One challenge for May is that the country did not vote on a specific plan to replace Britain’s current relationship with Europe.

“The problem is that nobody knows what Brexit means,” Cowley said. “Almost anything she can deliver is going to disappoint somebody — perhaps by being insufficiently restrictive on immigration,” he said.

“Some of those who voted for Brexit expecting big cuts in immigration — or even repatriation — are going to be disappointed,” he added.

Talks on the exit are most likely to come down to a trade-off between the amount of access Britain wants to Europe’s single market of goods and services and the extent to which it curbs the free movement of workers that this entails. While big business will press for access to the single market, May will be under pressure from Brexit supporters to deliver cuts in immigration.

And the longer Britain drifts, the greater the uncertainty for businesses that could postpone investment decisions until things are clearer, potentially pushing the nation into a recession.

The financial markets have been encouraged by May’s appointment, but they are not celebrating yet.

“The speed at which the Conservative Party has rallied around May is heartening and promises greater clarity around upcoming negotiations.

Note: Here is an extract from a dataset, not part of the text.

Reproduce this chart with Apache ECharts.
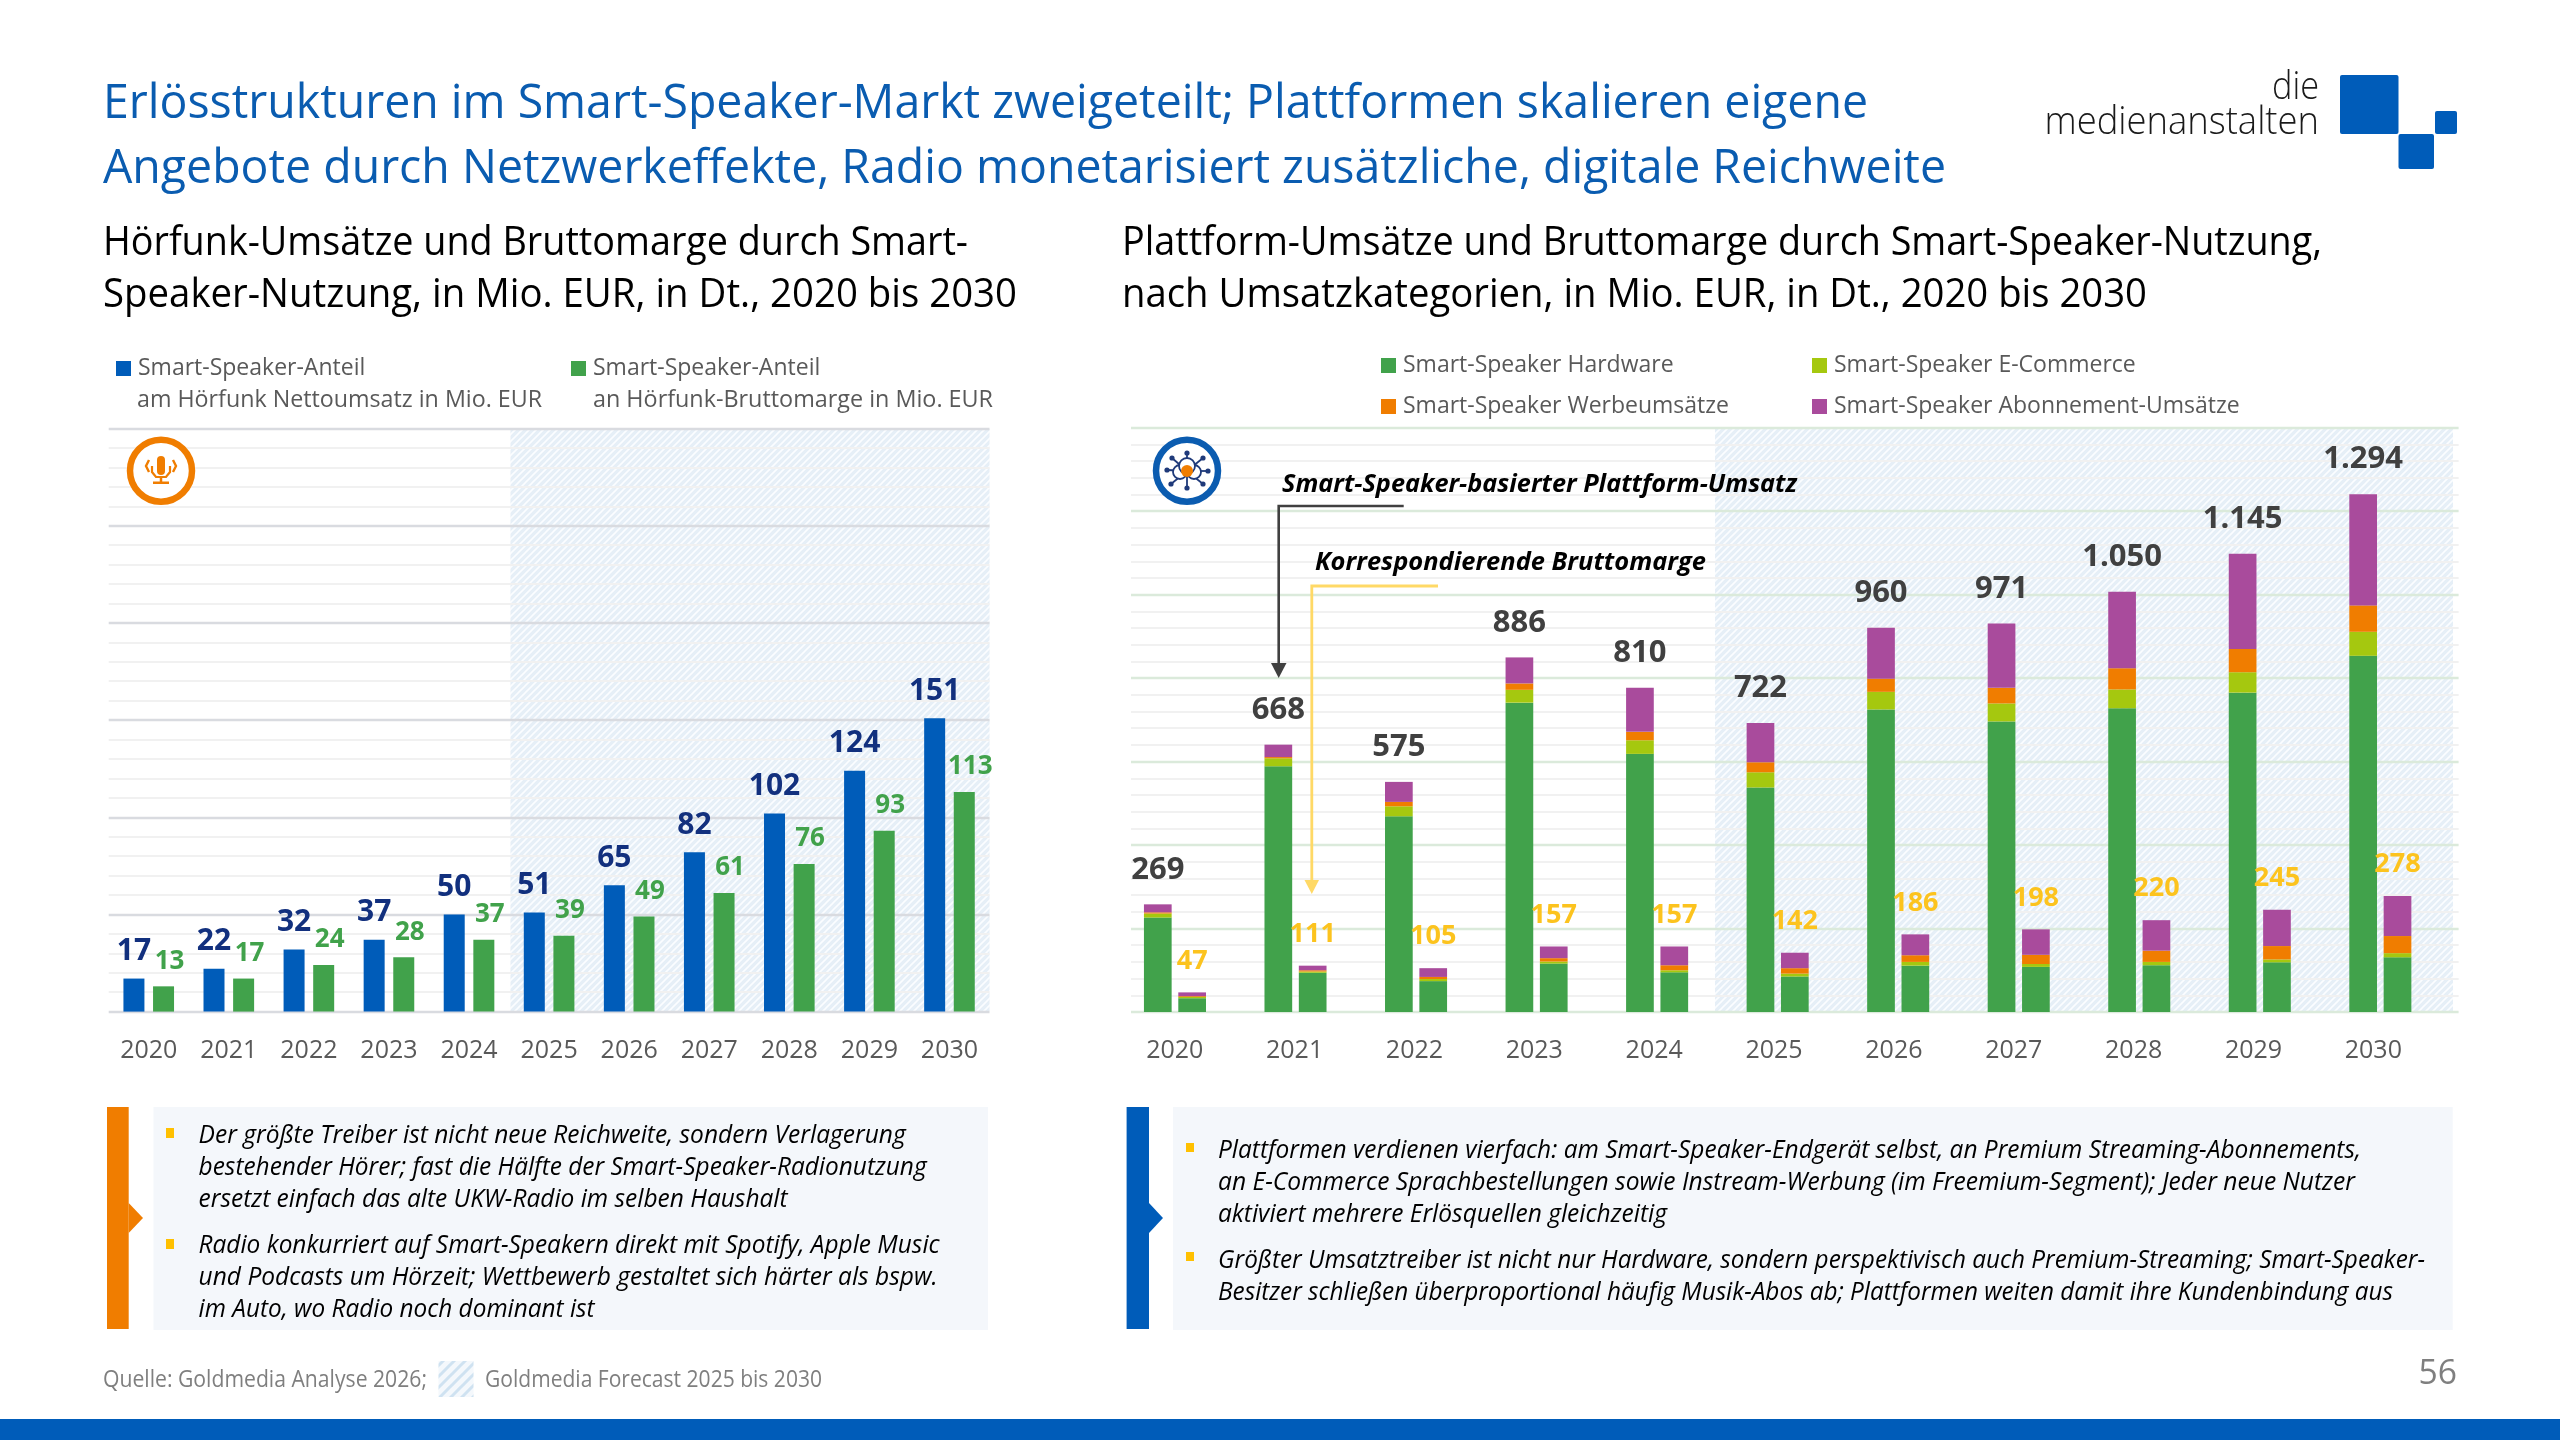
<!DOCTYPE html>
<html><head><meta charset="utf-8">
<style>html,body{margin:0;padding:0;background:#fff}#c{width:2560px;height:1440px}</style>
<script src="https://cdn.jsdelivr.net/npm/echarts@6/dist/echarts.min.js"></script>
</head><body><div id="c"></div>
<script>
const years = ['2020','2021','2022','2023','2024','2025','2026','2027','2028','2029','2030'];
// left chart
const radioRevenue = [17,22,32,37,50,51,65,82,102,124,151];
const radioMargin  = [13,17,24,28,37,39,49,61,76,93,113];
// right chart: platform revenue by category
const revHardware = [236,614,489,773,645,561,756,726,759,798,890];
const revEcommerce = [10,20,25,32,34,38,44,45,47,51,60];
const revAds = [3,3,11,16,21,25,33,39,53,58,66];
const revAbo = [20,31,50,65,110,98,127,161,191,238,278];
const revTotal = [269,668,575,886,810,722,960,971,1050,1145,1294];
// right chart: gross margin by category
const gmHardware = [33,94,74,116,95,85,111,108,112,119,131];
const gmEcommerce = [3,3,5,5,5,7,9,7,8,7,10];
const gmAds = [2,3,5,8,12,13,16,22,27,32,41];
const gmAbo = [9,11,21,28,45,37,50,61,73,87,96];
const gmTotal = [47,111,105,157,157,142,186,198,220,245,278];

const FONT = '"Open Sans"';
const C = {blue:'#005cb9', green:'#41a24b', lime:'#a5c80f', orange:'#f07d00', purple:'#a94b9c',
  grey:'#595959', navy:'#12307e', gold:'#ffc000', dark:'#404040'};

function hatch(size, bg, fg, lw){
  const cv=document.createElement('canvas'); cv.width=cv.height=size;
  const g=cv.getContext('2d'); g.fillStyle=bg; g.fillRect(0,0,size,size);
  g.strokeStyle=fg; g.lineWidth=lw; g.beginPath();
  g.moveTo(-1,1); g.lineTo(1,-1);
  g.moveTo(0,size); g.lineTo(size,0);
  g.moveTo(size-1,size+1); g.lineTo(size+1,size-1); g.stroke();
  return {image:cv, repeat:'repeat'};
}
const meas=document.createElement('canvas').getContext('2d');
// text on a given centre line; w = width it occupies in the reference
function T(text,x,y,size,o={}){
  const font=`${o.italic?'italic ':''}${o.weight||400} ${size}px ${FONT}`;
  meas.font=font; const mw=meas.measureText(text).width;
  const sx=o.w?o.w/mw:1;
  return {type:'text',x:x,y:y,scaleX:sx,z:o.z||20,silent:true,
    style:{text:text,font:font,fill:o.fill||'#000',align:'left',verticalAlign:'middle'}};
}
const rect=(x,y,w,h,fill,z=1,r=0)=>({type:'rect',z:z,silent:true,shape:{x,y,width:w,height:h,r},style:{fill}});
const poly=(pts,stroke,lw,z=20)=>({type:'polyline',z,silent:true,shape:{points:pts},style:{stroke,lineWidth:lw,fill:null}});
const tri=(pts,fill,z=20)=>({type:'polygon',z,silent:true,shape:{points:pts},style:{fill}});
const circ=(cx,cy,r,fill,stroke,lw,z=20)=>({type:'circle',z,silent:true,shape:{cx,cy,r},style:{fill:fill||null,stroke:stroke||null,lineWidth:lw||0}});

const g=[];
// footer, title, logo
g.push(rect(0,1419,2560,21,C.blue));
g.push(T('Erlösstrukturen im Smart-Speaker-Markt zweigeteilt; Plattformen skalieren eigene',103,104.5,48,{w:1765,fill:'#0a5cb0'}));
g.push(T('Angebote durch Netzwerkeffekte, Radio monetarisiert zusätzliche, digitale Reichweite',103,169.5,48,{w:1843,fill:'#0a5cb0'}));
g.push(T('Hörfunk-Umsätze und Bruttomarge durch Smart-',103,243.5,40,{w:865}));
g.push(T('Speaker-Nutzung, in Mio. EUR, in Dt., 2020 bis 2030',103,295.5,40,{w:914}));
g.push(T('Plattform-Umsätze und Bruttomarge durch Smart-Speaker-Nutzung,',1122,243.5,40,{w:1200}));
g.push(T('nach Umsatzkategorien, in Mio. EUR, in Dt., 2020 bis 2030',1122,295.5,40,{w:1025}));
g.push(T('die',2272,88,38,{w:47,fill:'#1a1a1a',weight:300}));
g.push(T('medienanstalten',2044.5,123,38,{w:274.5,fill:'#1a1a1a',weight:300}));
g.push(rect(2340,75,58.5,59,C.blue,1,2), rect(2398.5,134,35.5,35,C.blue,1,2), rect(2435,111,22,23,C.blue,1,2));
// forecast hatch
const hp=hatch(7,'#e6eff7','#fbfdff',1.6);
g.push({type:'rect',z:-1,silent:true,shape:{x:510.5,y:429,width:479,height:582},style:{fill:hp}});
g.push({type:'rect',z:-1,silent:true,shape:{x:1715,y:428,width:738,height:584},style:{fill:hp}});
g.push({type:'rect',z:1,silent:true,shape:{x:438.5,y:1361,width:35,height:36},style:{fill:hatch(11,'#f4f8fc','#cfe2f1',3)}});
// legend second line (left)
g.push(T('am Hörfunk Nettoumsatz in Mio. EUR',137,400.5,24,{w:405,fill:C.grey}));
g.push(T('an Hörfunk-Bruttomarge in Mio. EUR',593,400.5,24,{w:400,fill:C.grey}));
// icons
g.push(circ(161,470.7,31,'#fff',C.orange,6.5));
g.push(rect(157,456,8,19,C.orange,20,4), poly([[152,466],[152,472],[156,477],[166,477],[170,472],[170,466]],C.orange,2.2), poly([[161,477],[161,482]],C.orange,2.5), rect(153,481.5,16,2.5,C.orange,20));
g.push(poly([[149,460],[146,466],[149,472]],C.orange,2.4), poly([[173,460],[176,466],[173,472]],C.orange,2.4));
g.push(circ(1187,470.7,31,'#fff','#0b5cb0',6.5));
const net='#1f3a7a';
[[1187,453],[1203,458],[1208,471],[1203,484],[1187,488],[1171,484],[1167,470],[1172,458]].forEach(p=>{
  g.push(poly([[1187,471],[p[0],p[1]]],net,1.8), circ(p[0],p[1],2.6,net));
});
g.push(circ(1180,472,7,'#fff',net,1.8), circ(1194,472,7,'#fff',net,1.8), circ(1187,466,8,'#fff',net,1.8), circ(1187,471,6,C.orange));
// annotations
g.push(T('Smart-Speaker-basierter Plattform-Umsatz',1282,484.5,25,{w:515,weight:700,italic:true}));
g.push(T('Korrespondierende Bruttomarge',1315,562.5,25,{w:391,weight:700,italic:true}));
g.push(poly([[1403.7,506],[1278.7,506],[1278.7,665]],C.dark,2.6,15), tri([[1271,663],[1286.5,663],[1278.7,678]],C.dark,15));
g.push(poly([[1438,586],[1311.8,586],[1311.8,882]],'#ffd966',2.8,15), tri([[1304.5,880],[1319,880],[1311.8,894]],'#ffd966',15));
// commentary boxes
g.push(rect(153.5,1107,834.5,223,'#f4f7fb'), rect(107,1107,21.7,222,C.orange), tri([[128.7,1203],[143,1218],[128.7,1233]],C.orange,2));
g.push(rect(1173,1107,1279.7,223,'#f4f7fb'), rect(1126.6,1107,22.4,222,C.blue), tri([[1149,1203],[1163,1218],[1149,1233]],C.blue,2));
g.push(rect(166,1128,8,10,C.gold,2), rect(166,1239,8,10,C.gold,2), rect(1186,1143,8,9,C.gold,2), rect(1186,1252,8,9,C.gold,2));
[['Der größte Treiber ist nicht neue Reichweite, sondern Verlagerung',1135.5,707],
 ['bestehender Hörer; fast die Hälfte der Smart-Speaker-Radionutzung',1167.5,728],
 ['ersetzt einfach das alte UKW-Radio im selben Haushalt',1199.5,589],
 ['Radio konkurriert auf Smart-Speakern direkt mit Spotify, Apple Music',1245.5,741],
 ['und Podcasts um Hörzeit; Wettbewerb gestaltet sich härter als bspw.',1277.5,739],
 ['im Auto, wo Radio noch dominant ist',1309.5,396]].forEach(l=>g.push(T(l[0],198.6,l[1],25,{w:l[2],italic:true})));
[['Plattformen verdienen vierfach: am Smart-Speaker-Endgerät selbst, an Premium Streaming-Abonnements,',1150.5,1143],
 ['an E-Commerce Sprachbestellungen sowie Instream-Werbung (im Freemium-Segment); Jeder neue Nutzer',1182.5,1137],
 ['aktiviert mehrere Erlösquellen gleichzeitig',1214.5,449],
 ['Größter Umsatztreiber ist nicht nur Hardware, sondern perspektivisch auch Premium-Streaming; Smart-Speaker-',1260.5,1207],
 ['Besitzer schließen überproportional häufig Musik-Abos ab; Plattformen weiten damit ihre Kundenbindung aus',1292.5,1175]
].forEach(l=>g.push(T(l[0],1218,l[1],25,{w:l[2],italic:true})));
// source + page
g.push(T('Quelle: Goldmedia Analyse 2026;',103,1380.5,23,{w:324,fill:'#7f7f7f'}));
g.push(T('Goldmedia Forecast 2025 bis 2030',485,1380.5,23,{w:337,fill:'#7f7f7f'}));
g.push(T('56',2418.5,1374,35,{w:38.5,fill:'#7f7f7f'}));

const numDE=v=>String(v).replace(/\B(?=(\d{3})+$)/g,'.');
const leg=(name,left,top,fs,fmt)=>({show:true,data:[name],left,top,orient:'horizontal',selectedMode:false,itemWidth:15,itemHeight:15,
  icon:'rect',padding:0,formatter:fmt||'{name}',textStyle:{color:C.grey,fontFamily:FONT,fontSize:fs,padding:[0,0,0,2]}});
const hiddenY=(gridIndex,max)=>({type:'value',gridIndex,min:0,max,show:false,splitLine:{show:false}});
const gridY=(gridIndex,max,interval,major,minor)=>({type:'value',gridIndex,min:0,max,interval,
  axisLabel:{show:false},axisLine:{show:false},axisTick:{show:false},
  splitLine:{show:true,lineStyle:{color:major,width:2.4}},
  minorTick:{show:false,splitNumber:5},minorSplitLine:{show:true,lineStyle:{color:minor,width:2}}});
const xAxis=(gridIndex,show,margin)=>({type:'category',gridIndex,data:years,show,
  axisLine:{show:false},axisTick:{show:false},splitLine:{show:false},
  axisLabel:{color:C.grey,fontFamily:FONT,fontSize:25,margin}});

const NAME_L1='Smart-Speaker-Anteil am Hörfunk Nettoumsatz in Mio. EUR';
const NAME_L2='Smart-Speaker-Anteil an Hörfunk-Bruttomarge in Mio. EUR';
const NAMES=['Smart-Speaker Hardware','Smart-Speaker E-Commerce','Smart-Speaker Werbeumsätze','Smart-Speaker Abonnement-Umsätze'];
const COLS=[C.green,C.lime,C.orange,C.purple];

function stack(stackId,yIdx,arrs,totals,lab){
  return arrs.map((d,i)=>({type:'bar',name:NAMES[i],stack:stackId,xAxisIndex:2,yAxisIndex:yIdx,data:d,
    barWidth:27.7,barGap:'24%',itemStyle:{color:COLS[i]},
    label:i===3?{show:true,position:'top',distance:lab.distance,color:lab.color,fontFamily:FONT,fontWeight:700,fontSize:lab.size,
      formatter:p=>numDE(totals[p.dataIndex])}:{show:false}}));
}

const chart=echarts.init(document.getElementById('c'),null,{width:2560,height:1440});
chart.setOption({
  animation:false,backgroundColor:'#fff',
  grid:[
    {left:108.7,width:880.8,top:428.6,height:583},
    {left:1131,width:1327.6,top:427.7,height:584.3},
    {left:1114.7,width:1325.9,top:427.7,height:584.3},
    {left:1114.8,width:1318.5,top:427.7,height:584.3}
  ],
  xAxis:[xAxis(0,true,27),xAxis(1,false,0),xAxis(2,false,0),xAxis(3,true,26)],
  yAxis:[
    gridY(0,300,50,'#d9dbe0','#f1f1f1'),
    gridY(1,1400,200,'#dbeadb','#f1f1f1'),
    hiddenY(2,1460),
    hiddenY(2,1400),
    hiddenY(3,1400)
  ],
  legend:[
    leg(NAME_L1,116,357,23,()=>'Smart-Speaker-Anteil'),
    leg(NAME_L2,571,357,23,()=>'Smart-Speaker-Anteil'),
    leg(NAMES[0],1381,354,23),
    leg(NAMES[2],1381,395,23),
    leg(NAMES[1],1812,354,23),
    leg(NAMES[3],1812,395,23)
  ],
  series:[
    {type:'bar',name:NAME_L1,xAxisIndex:0,yAxisIndex:0,data:radioRevenue,barWidth:21,barGap:'41%',itemStyle:{color:C.blue},
      label:{show:true,position:'top',distance:12,color:C.navy,fontFamily:FONT,fontWeight:700,fontSize:30}},
    {type:'bar',name:NAME_L2,xAxisIndex:0,yAxisIndex:0,data:radioMargin,barWidth:21,barGap:'41%',itemStyle:{color:C.green},
      label:{show:true,position:'top',distance:12,offset:[6,0],color:C.green,fontFamily:FONT,fontWeight:700,fontSize:26}},
    ...stack('rev',2,[revHardware,revEcommerce,revAds,revAbo],revTotal,{distance:19,color:C.dark,size:31}),
    ...stack('gm',3,[gmHardware,gmEcommerce,gmAds,gmAbo],gmTotal,{distance:18,color:'#fcc31e',size:27})
  ],
  graphic:{elements:g}
});
</script></body></html>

This is probably the most important political development, and a positive one,” wrote Eric Lascelles, chief economist at RBC global asset management.

“On the other hand, tangential Brexit risks have become more dangerous,” he added, citing Britain’s commercial real estate market where there are fears that foreigners will relocate their businesses and homes abroad.

Delivering Brexit will therefore be May’s defining task and, as Cowley puts it, this will hardly be easy. “If the pessimistic scenario for Brexit comes true, she is going to be delivering all this against the background of economic difficulty,” he added.